MATERIAL:
▶
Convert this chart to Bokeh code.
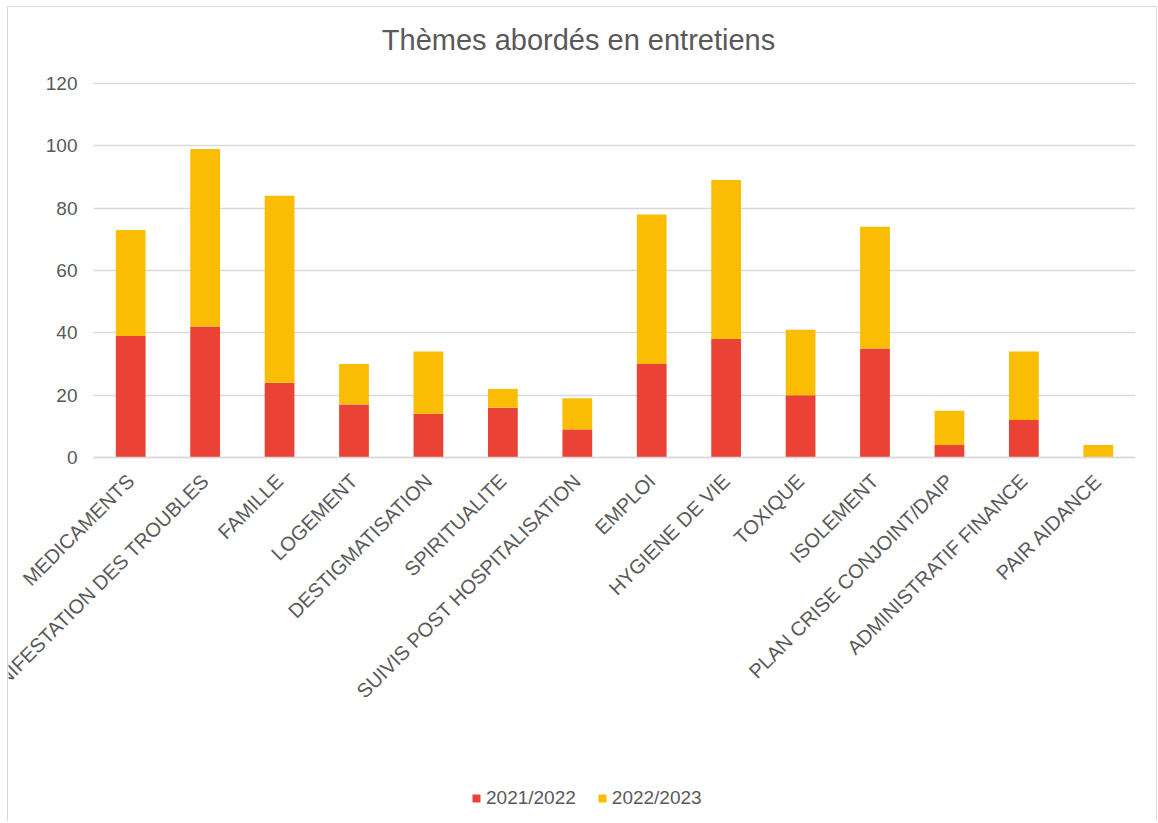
from math import pi
from bokeh.plotting import figure
from bokeh.models import (ColumnDataSource, Range1d, Legend, FixedTicker, Label, Grid)
from bokeh.embed import file_html
from bokeh.resources import INLINE

categories = ["MEDICAMENTS", "MANIFESTATION DES TROUBLES", "FAMILLE", "LOGEMENT",
              "DESTIGMATISATION", "SPIRITUALITE", "SUIVIS POST HOSPITALISATION",
              "EMPLOI", "HYGIENE DE VIE", "TOXIQUE", "ISOLEMENT",
              "PLAN CRISE CONJOINT/DAIP", "ADMINISTRATIF FINANCE", "PAIR AIDANCE"]
y2021_2022 = [39, 42, 24, 17, 14, 16, 9, 30, 38, 20, 35, 4, 12, 0]
y2022_2023 = [34, 57, 60, 13, 20, 6, 10, 48, 51, 21, 39, 11, 22, 4]
y_ticks = [0, 20, 40, 60, 80, 100, 120]
series_names = ["2021/2022", "2022/2023"]
colors = ["#EA4335", "#FBBC04"]
title_text = "Thèmes abordés en entretiens"

FONT = "Liberation Sans"
TXT = "#595959"
GRID = "#D9D9D9"

n = len(categories)
positions = [i + 0.5 for i in range(n)]   # category slot centres

# layout (pixels inside the canvas)
FRAME_W = 1127
FRAME_H = 814
PX_CAT_LEFT = 85     # x pixel where the first category slot starts
PX_TOP_120 = 76      # y pixel of value 120
PX_ZERO = 450        # y pixel of value 0
ppx = (FRAME_W - PX_CAT_LEFT) / n
x_start = -PX_CAT_LEFT / ppx
ppu = (PX_ZERO - PX_TOP_120) / 120.0
y_end = 120 + PX_TOP_120 / ppu
y_start = -(FRAME_H - PX_ZERO) / ppu

source = ColumnDataSource(dict(x=positions, cat=categories, s1=y2021_2022, s2=y2022_2023))

p = figure(x_range=Range1d(x_start, n), y_range=Range1d(y_start, y_end),
           frame_width=FRAME_W, frame_height=FRAME_H, output_backend="svg",
           toolbar_location=None,
           min_border_left=0, min_border_right=21, min_border_top=0, min_border_bottom=0)

renderers = p.vbar_stack(["s1", "s2"], x="x", width=0.4, color=colors, line_color=None,
                         source=source)

p.yaxis.fixed_location = 0
p.yaxis.ticker = FixedTicker(ticks=y_ticks)
p.yaxis.axis_line_color = None
p.yaxis.major_tick_line_color = None
p.yaxis.minor_tick_line_color = None
p.yaxis.major_label_text_font = FONT
p.yaxis.major_label_text_font_size = "19px"
p.yaxis.major_label_text_color = TXT
p.yaxis.major_label_standoff = 10

p.xaxis.fixed_location = 0
p.xaxis.bounds = (0, n)
p.xaxis.ticker = FixedTicker(ticks=positions)
p.xaxis.major_label_overrides = {pos: name for pos, name in zip(positions, categories)}
p.xaxis.axis_line_color = GRID
p.xaxis.axis_line_width = 1.5
p.xaxis.major_tick_line_color = None
p.xaxis.minor_tick_line_color = None
p.xaxis.major_label_orientation = pi / 4
p.xaxis.major_label_text_font = FONT
p.xaxis.major_label_text_font_size = "20px"
p.xaxis.major_label_text_color = TXT
p.xaxis.major_label_standoff = 14

p.xgrid.grid_line_color = None
p.ygrid.grid_line_width = 1.5
if "cross_bounds" in Grid.properties():
    p.ygrid.grid_line_color = GRID
    p.ygrid.cross_bounds = (0, n)
else:
    p.ygrid.grid_line_color = None
    p.segment(x0=[0] * len(y_ticks), x1=[n] * len(y_ticks), y0=y_ticks, y1=y_ticks,
              line_color=GRID, line_width=1.5, level="underlay")

p.outline_line_color = None
p.styles = {"border-top": "1px solid #D9D9D9", "border-left": "1px solid #D9D9D9",
            "border-right": "1px solid #D9D9D9", "margin-left": "7px", "margin-top": "6px"}

title = Label(x=(578 - 93) / ppx, y=120 + (PX_TOP_120 - 32) / ppu, text=title_text,
              text_align="center", text_baseline="middle", text_font=FONT,
              text_font_size="29px", text_color=TXT)
p.add_layout(title)

legend = Legend(items=[(series_names[0], [renderers[0]]), (series_names[1], [renderers[1]])],
                orientation="horizontal", location=(378 + PX_CAT_LEFT, 12))
legend.label_text_font = FONT
legend.label_text_font_size = "19px"
legend.label_text_color = TXT
legend.glyph_width = 10
legend.glyph_height = 10
legend.label_standoff = 5
legend.spacing = 21
legend.margin = 0
legend.padding = 0
legend.border_line_color = None
legend.background_fill_alpha = 0
p.add_layout(legend, "center")

open("out.html", "w").write(file_html(p, INLINE))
◀
DO THIS:
Write out each line of the listing above, exactly, from its first line to the line holding "source=source)", inclusive. Skip the pictures.

EXERCISE RESPONSE:
Convert this chart to Bokeh code.
from math import pi
from bokeh.plotting import figure
from bokeh.models import (ColumnDataSource, Range1d, Legend, FixedTicker, Label, Grid)
from bokeh.embed import file_html
from bokeh.resources import INLINE

categories = ["MEDICAMENTS", "MANIFESTATION DES TROUBLES", "FAMILLE", "LOGEMENT",
              "DESTIGMATISATION", "SPIRITUALITE", "SUIVIS POST HOSPITALISATION",
              "EMPLOI", "HYGIENE DE VIE", "TOXIQUE", "ISOLEMENT",
              "PLAN CRISE CONJOINT/DAIP", "ADMINISTRATIF FINANCE", "PAIR AIDANCE"]
y2021_2022 = [39, 42, 24, 17, 14, 16, 9, 30, 38, 20, 35, 4, 12, 0]
y2022_2023 = [34, 57, 60, 13, 20, 6, 10, 48, 51, 21, 39, 11, 22, 4]
y_ticks = [0, 20, 40, 60, 80, 100, 120]
series_names = ["2021/2022", "2022/2023"]
colors = ["#EA4335", "#FBBC04"]
title_text = "Thèmes abordés en entretiens"

FONT = "Liberation Sans"
TXT = "#595959"
GRID = "#D9D9D9"

n = len(categories)
positions = [i + 0.5 for i in range(n)]   # category slot centres

# layout (pixels inside the canvas)
FRAME_W = 1127
FRAME_H = 814
PX_CAT_LEFT = 85     # x pixel where the first category slot starts
PX_TOP_120 = 76      # y pixel of value 120
PX_ZERO = 450        # y pixel of value 0
ppx = (FRAME_W - PX_CAT_LEFT) / n
x_start = -PX_CAT_LEFT / ppx
ppu = (PX_ZERO - PX_TOP_120) / 120.0
y_end = 120 + PX_TOP_120 / ppu
y_start = -(FRAME_H - PX_ZERO) / ppu

source = ColumnDataSource(dict(x=positions, cat=categories, s1=y2021_2022, s2=y2022_2023))

p = figure(x_range=Range1d(x_start, n), y_range=Range1d(y_start, y_end),
           frame_width=FRAME_W, frame_height=FRAME_H, output_backend="svg",
           toolbar_location=None,
           min_border_left=0, min_border_right=21, min_border_top=0, min_border_bottom=0)

renderers = p.vbar_stack(["s1", "s2"], x="x", width=0.4, color=colors, line_color=None,
                         source=source)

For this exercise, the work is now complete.